--- WRITTEN TASK ---
Copy every line of the data that contains the string "with".
--- Begin PROVIDED MATERIAL ---
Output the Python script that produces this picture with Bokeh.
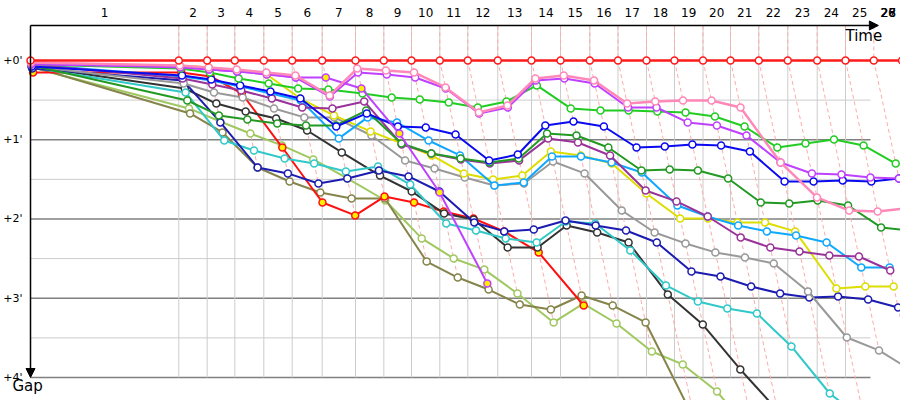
from bokeh.plotting import figure
from bokeh.models import Range1d, Arrow, NormalHead
from bokeh.core.properties import value
from bokeh.embed import file_html
from bokeh.resources import INLINE

# leader lap durations (s)
lap_durations = [526.8, 100.9, 98.1, 103.0, 100.9, 106.5, 118.3, 100.6, 98.4, 100.5,
                 99.5, 106.5, 119.7, 103.1, 104.1, 100.1, 101.3, 99.4, 101.3, 97.7,
                 100.5, 103.0, 104.5, 100.5, 100.5, 100.5]
lap_labels = [str(i) for i in range(1, 29)]
gap_ticks = [0, 60, 120, 180, 240]
gap_tick_labels = ["+0'", "+1'", "+2'", "+3'", "+4'"]

# gaps to leader (s) at end of each lap, lap 0 = start
gap_leader = [0.0] * 27
gap_pink = [1.5, 3.8, 5.3, 6.8, 9.1, 11.4, 26.5, 6.1, 7.6, 9.1, 20.4, 39.4, 34.1, 13.6, 11.4, 15.1,
            32.6, 31.0, 30.3, 30.3, 35.6, 77.2, 103.7, 113.6, 114.3, 112.0]
gap_magenta = [2.3, 5.3, 6.8, 8.3, 10.6, 12.9, 27.3, 9.1, 10.6, 12.9, 21.2, 40.1, 35.6, 15.1, 13.6,
               17.4, 35.6, 35.6, 46.9, 49.2, 56.8, 77.2, 85.6, 86.3, 88.6, 89.4]
gap_violet = [3.0, 4.5, 6.8, 8.3, 9.8, 12.9, 12.9, 21.2, 55.3, 99.9, 168.8]
gap_green = [3.0, 6.1, 9.1, 13.6, 17.4, 21.2, 22.0, 25.0, 28.0, 29.5, 31.8, 35.6, 31.0, 18.9, 36.3,
             37.9, 37.9, 38.6, 39.4, 42.4, 50.0, 65.9, 62.8, 59.8, 64.3, 78.0]
gap_blue = [4.5, 11.4, 14.4, 18.9, 23.5, 28.8, 50.0, 40.1, 50.0, 50.7, 56.0, 75.7, 71.2, 49.2, 46.2,
            50.0, 65.9, 65.1, 63.6, 64.3, 68.9, 91.6, 91.6, 90.8, 91.6, 89.3]
gap_darkgreen = [3.8, 30.3, 41.6, 44.7, 47.7, 49.2, 49.2, 37.9, 62.8, 70.4, 74.2, 77.2, 74.2, 55.3,
                 56.8, 65.9, 83.3, 82.5, 83.3, 89.3, 107.5, 108.3, 106.0, 109.8, 126.4, 128.7]
gap_purple = [3.0, 13.6, 18.2, 22.7, 28.8, 35.6, 36.3, 31.0, 63.6, 70.4, 74.9, 78.0, 75.7, 59.0,
              62.1, 71.9, 98.4, 106.7, 118.1, 134.0, 141.6, 144.6, 147.6, 148.4, 159.0]
gap_lightblue = [3.0, 12.1, 15.1, 19.7, 25.0, 30.3, 59.0, 43.1, 46.9, 60.6, 71.9, 94.6, 92.4, 72.7,
                 72.7, 77.2, 84.8, 109.8, 118.1, 124.9, 129.4, 132.5, 137.8, 156.7, 156.7]
gap_yellow = [2.3, 3.8, 5.3, 7.6, 10.6, 28.8, 41.6, 53.7, 62.8, 71.9, 85.5, 90.1, 87.1, 68.9, 71.9,
              78.0, 100.7, 119.6, 119.6, 122.6, 122.6, 129.4, 172.6, 171.1, 171.1]
gap_gray = [4.5, 17.4, 24.2, 28.0, 36.3, 43.1, 43.1, 56.8, 75.7, 81.8, 88.6, 94.6, 93.1, 76.5, 85.5,
            113.6, 130.2, 138.5, 145.3, 149.1, 153.7, 174.9, 209.7, 219.5, 234.7]
gap_navy = [6.1, 15.1, 46.9, 81.0, 85.5, 93.1, 89.3, 83.3, 87.8, 99.2, 122.6, 129.4, 127.9, 121.1,
            124.9, 128.7, 137.8, 159.7, 163.5, 171.1, 176.4, 179.4, 178.7, 180.9, 187.0]
gap_cyan = [5.3, 24.2, 60.6, 68.1, 74.2, 78.0, 84.0, 80.2, 93.9, 123.4, 128.7, 134.7, 137.8, 121.9,
            123.4, 143.8, 170.3, 182.5, 187.8, 191.5, 216.5, 252.1, 272.5]
gap_black = [4.5, 21.2, 32.6, 38.6, 43.9, 53.0, 69.6, 87.1, 99.2, 115.8, 120.4, 141.6, 141.6, 124.9,
             130.2, 137.8, 177.1, 199.9, 233.9, 265.0]
gap_red2 = [9.1, 9.1, 12.1, 25.0, 65.9, 107.5, 117.3, 103.0, 107.5, 114.3, 119.6, 129.4, 145.3, 185.5]
gap_olive = [4.5, 40.1, 54.5, 81.0, 91.6, 99.9, 104.5, 104.5, 152.2, 164.3, 173.4, 184.8, 188.5,
             177.9, 185.5, 198.3, 272.5]
gap_lightolive = [5.3, 36.3, 46.2, 55.3, 64.3, 74.9, 89.3, 106.0, 134.7, 149.9, 158.3, 176.4, 198.3,
                  184.0, 199.1, 220.3, 230.1, 250.6, 285.0]

drivers = [
    # (gaps, line colour, marker fill, width)
    (gap_lightolive, "#a0c860", "white", 2),
    (gap_olive, "#85844a", "white", 2),
    (gap_red2, "#ff1010", "#ffee00", 2),
    (gap_black, "#333333", "white", 2),
    (gap_cyan, "#30c8c8", "white", 2),
    (gap_navy, "#1c1cb0", "white", 2),
    (gap_gray, "#999999", "white", 2),
    (gap_yellow, "#dddd00", "white", 2),
    (gap_lightblue, "#10a8ff", "white", 2),
    (gap_purple, "#993399", "white", 2),
    (gap_darkgreen, "#229922", "white", 2),
    (gap_blue, "#0a0af0", "white", 2),
    (gap_green, "#22cc22", "white", 2),
    (gap_violet, "#c040ff", "#ffee00", 2),
    (gap_magenta, "#c040ff", "white", 2),
    (gap_pink, "#ff88b8", "white", 2.5),
    (gap_leader, "#ff1a1a", "white", 2.5),
]

lap_end = [0.0]
for d in lap_durations:
    lap_end.append(lap_end[-1] + d)

# pixel mapping: x 0.2815 px/s starting at px 30, y 1.321 px/s with 0 at px 60
X0, X1 = -106.6, 3090.6
Y_TOP, Y_BOT = -45.4, 257.4
AXIS_GAP = -26.5
GRID_END = 2984.0

p = figure(width=900, height=400, x_range=Range1d(X0, X1), y_range=Range1d(Y_BOT, Y_TOP),
           output_backend="svg", toolbar_location=None, min_border=0,
           x_axis_type=None, y_axis_type=None)
p.outline_line_color = None
p.background_fill_color = "white"
p.border_fill_color = "white"

# horizontal grid: every 30 s, darker every minute
for g in range(30, 241, 30):
    major = g % 60 == 0
    p.line([0, GRID_END], [g, g], line_color="#808080" if major else "#cccccc", line_width=1.5 if major else 1)

# vertical lines at leader lap ends
for k in range(1, 25):
    p.line([lap_end[k], lap_end[k]], [AXIS_GAP, 240], line_color="#cccccc", line_width=1)

# dashed lap lines connecting each car's lap completion
xs_d, ys_d = [], []
for k in range(1, 26):
    pts = sorted((g[k] for g, *_ in drivers if len(g) > k))
    xs_d.append([lap_end[k]] + [lap_end[k] + g for g in pts])
    ys_d.append([AXIS_GAP] + pts)
p.multi_line(xs_d, ys_d, line_color="#ffaaaa", line_width=1, line_dash="4 3")

for gaps, col, fill, w in drivers:
    xs = [lap_end[k] + g for k, g in enumerate(gaps)]
    p.line(xs, gaps, line_color=col, line_width=w)
    p.scatter(xs, gaps, marker="circle", size=7, fill_color=fill, line_color=col, line_width=1.5)

# axes with arrows
p.add_layout(Arrow(end=NormalHead(size=9, fill_color="black", line_color="black"),
                   x_start=0, y_start=AXIS_GAP, x_end=3012, y_end=AXIS_GAP, line_width=1.5, line_color="black"))
p.add_layout(Arrow(end=NormalHead(size=9, fill_color="black", line_color="black"),
                   x_start=0, y_start=AXIS_GAP, x_end=0, y_end=240, line_width=1.5, line_color="black"))

# lap labels
lx, lt = [], []
for i, lab in enumerate(lap_labels):
    k = i + 1
    if k < len(lap_end):
        c = (lap_end[k - 1] + lap_end[k]) / 2
    else:
        c = 3048.0
    lx.append(min(c, 3048.0))
    lt.append(lab)
p.text(lx, [-36.3] * len(lx), text=lt, text_align="center", text_baseline="middle",
       text_font=value("DejaVu Sans"), text_font_size="12px", text_color="black")

p.text([-28.4] * len(gap_ticks), gap_ticks, text=gap_tick_labels, text_align="right",
       text_baseline="middle", text_font=value("DejaVu Sans"), text_font_size="11px", text_color="black")

p.text([2895], [-18.9], text=["Time"], text_align="left", text_baseline="middle",
       text_font=value("DejaVu Sans"), text_font_size="15px", text_color="black")
p.text([-64], [246.8], text=["Gap"], text_align="left", text_baseline="middle",
       text_font=value("DejaVu Sans"), text_font_size="15px", text_color="black")

open("out.html", "w").write(file_html(p, INLINE))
--- End PROVIDED MATERIAL ---
--- CORRECT RESPONSE ---
Output the Python script that produces this picture with Bokeh.
# pixel mapping: x 0.2815 px/s starting at px 30, y 1.321 px/s with 0 at px 60
# axes with arrows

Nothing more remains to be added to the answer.